Staatsanwalt Michael Klose ist ein besonnener Mann. Kein Spott, keine Witze über M., er hält ihn für glaubwürdig. Doch für ihn zählt das Ergebnis der Ermittlungen. Außerdem hat er einen hässlichen Verdacht: „War es nicht etwa so, dass Sie eine private Schatzsuche betreiben wollten?“, fragt er. „Nein, auf keinen Fall“, antwortet Hans M. „Da hätte ich ja 60 Jahre Zeit gehabt, etwas zu organisieren.“ Zwei Polizisten erklären als Zeugen, dass ihnen Hans M. nicht wie ein dubioser Schatzsucher vorkam. Er habe zwar „ein gewisses Interesse“ an der Öffnung des Stollens gehabt, sagt der eine. „Aber er hat keinen ausdrücklichen Wert darauf gelegt.“ Der andere erklärt, dass Hans M. die Geschichte habe verarbeiten wollen, und „die Dimension, die sie erreicht hatte, von ihm gar nicht gewollt war“.
Der Großstadtanwalt
M.s Verteidiger ist Claus Liesenfeld, der Mann, der die Schatzsuche vorangetrieben hatte – und dem der Rentner den Ärger zu einem guten Teil zu verdanken hat. M. räumt ein, dass es ihn interessiert habe nachzuschauen, ob die Kisten noch in dem Stollen sind. Doch aus seiner Aussage wird klar, wer die treibende Kraft war. „Liesenfeld fragte mich, ob ich mitgehen würde, wenn er was unternehmen würde.“
Dabei hätte der Jurist wissen müssen, dass die Aussage seines Mandanten den Anfangsverdacht eines Verbrechens beinhaltet. Doch Liesenfeld gibt in dem kleinen Amtsgericht den Großstadtanwalt. „Es sollte eine Grabung durchgeführt werden. Das war unsere Intention. Die Schüsse und die Detonation waren eine Nebensächlichkeit der ganzen Geschichte.“ Und: „Mein Mandant wollte ein Privatgeheimnis eröffnen und öffentliche Hilfe, dass das Graben nach den Kisten erlaubt wird. Was letztlich daraus geworden ist, konnten weder er noch ich vorhersehen.“ Immer wieder befragt er den Bürgermeister im Zeugenstand, ob er ihm nicht Hilfe bei der Bergung und Vertraulichkeit zugesichert habe. Als er den Verdacht äußert, dass seinem Mandanten bei seiner ersten polizeilichen Vernehmung, bei der er nicht zugegen war, die Anzeige diktiert worden sei, unterbricht ihn der Staatsanwalt: „Ich muss mich fragen, ob der Angeklagte nicht einen Pflichtverteidiger braucht“, sagt er und schafft es gerade noch, seinen Tonfall zu bändigen. „Sie wollen oder können nicht anwenden, was Sie möglicherweise in einem Studium gelernt haben.“ Liesenfeld schweigt.
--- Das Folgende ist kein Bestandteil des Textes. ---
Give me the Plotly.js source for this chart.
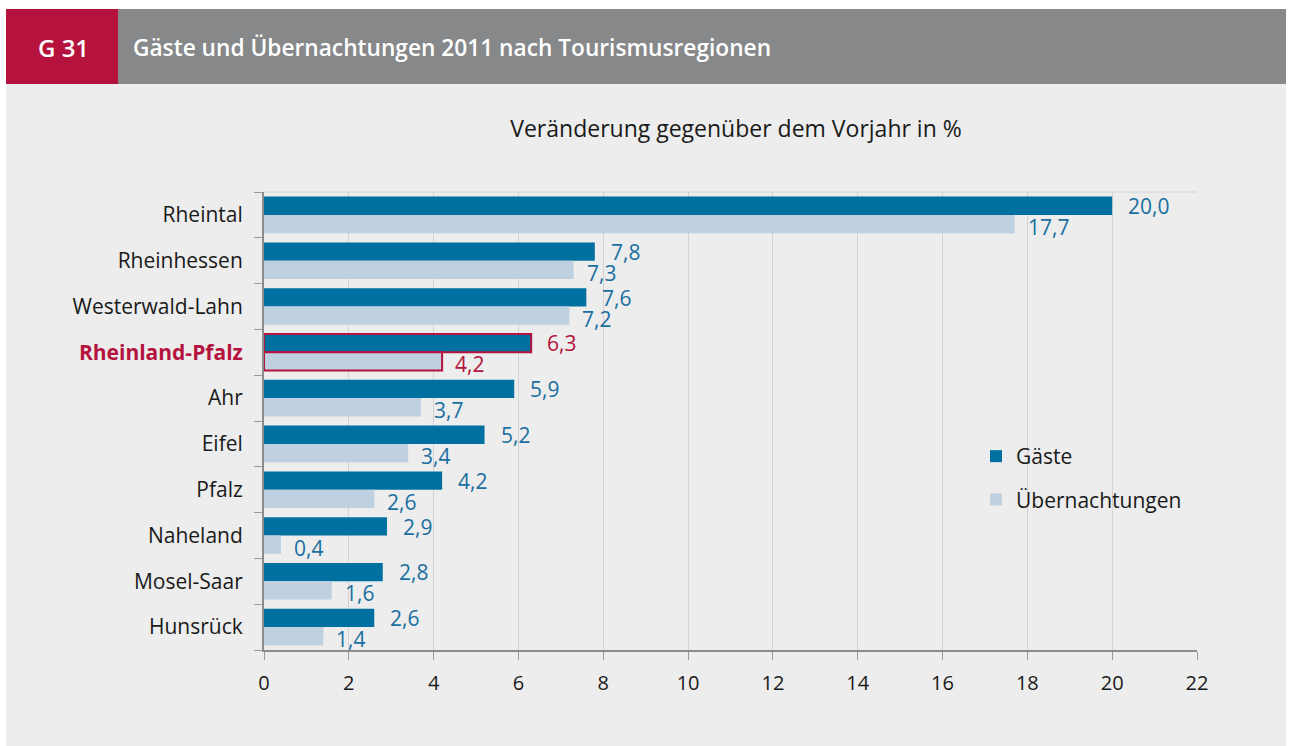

Der Staatsanwalt beantragt 2.800 Euro Geldstrafe und bleibt damit am unteren Rand des Strafrahmens. Er hält Hans M. neben seiner Unbescholtenheit eines „ganz wesentlich“ zugute: „Er ist nicht von sich aus zur Polizei gegangen, sondern mehr oder weniger gegen seinen Willen in ein behördliches Verfahren reingezogen worden.“ Die Richterin verurteilt ihn zur Zahlung von 1.200 Euro. Zur Begründung sagt sie unter anderem, sie habe den Eindruck, M. sei falsch beraten worden.
Und die Kisten? Für die Justiz gibt es sie nicht. Aber in Bühl erzählt man sich schon lange von einem unterirdisches Stollensystem zur Burg. Möglich ist alles. Wie beim Bernsteinzimmer.